Hah, well, I actually remember that Rise of the Triad game, that was kinda clone of Doom, but developed rather cleverly. You have also reminded me of the level generation, that was quite cool, since it allowed you to play almost a new game ;-)

As for the RPG - it should be soooo easy to generate levels incl. quests, I just don't understand why they don't do it this way...

Anonymous said...

Soldier of Fortune (maybe SoF2) also has random mission/terrain generator.

Anonymous said...

Don't forget Diablo.
It was probably most successful with random generated levels.
There were just some schemes like desert or dungeon..but "level design" was dynamic.
Therefore everything was different every time you play it. And it was mostly about levelling you character up, too.

Anonymous said...

FPS RPG Hellgate London from creators of Diablo (exBlizzards) will have generated quests and levels. Full in 3d..

Eso said...

Daggerfall has generated dungeons, but sometimes was impossible to finish them - too narrow corridor or doors too high up...

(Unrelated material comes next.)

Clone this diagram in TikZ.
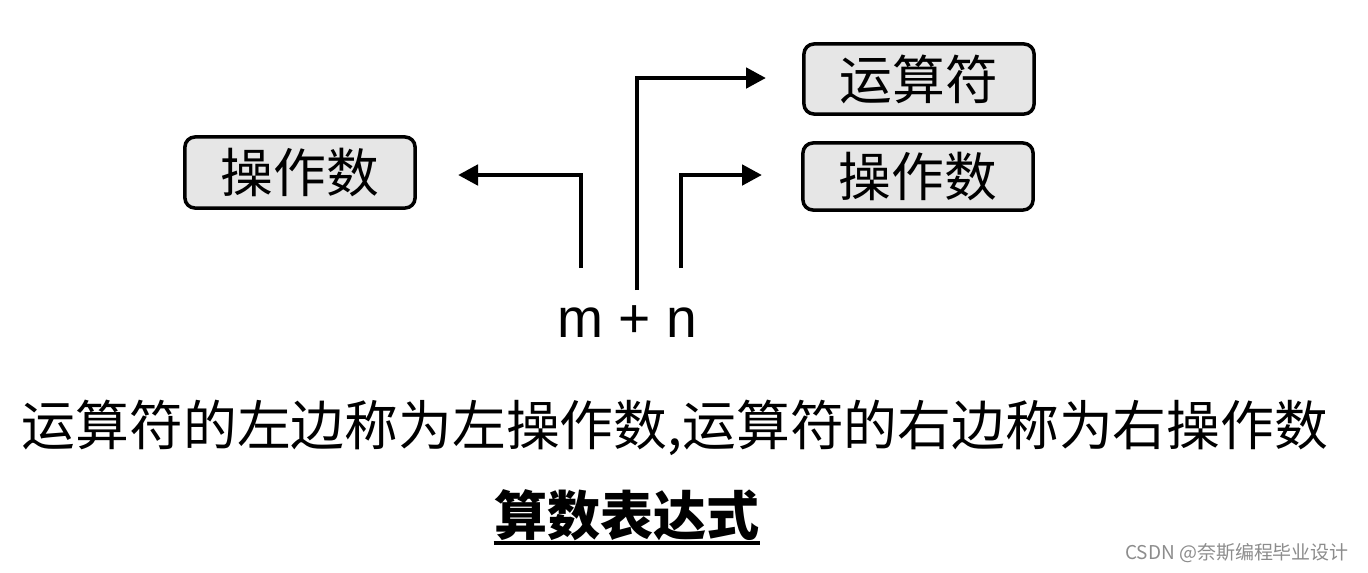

And there was no originality, all dungeons seemed similar.

Andrej said...

Don't forget the Blade Runner dynamic generated characters.

Anonymous said...

Well, actually, there was no randomness in Blade Runner.

Blade Runner was an adventure based on multiple paths to finish, but no random generation.

Anonymous said...

Coded Arms has randomly generated levels. And it sucks. The are repetitive, boring, empty and dull. I preffer 5 great levels then 50 dull and similar.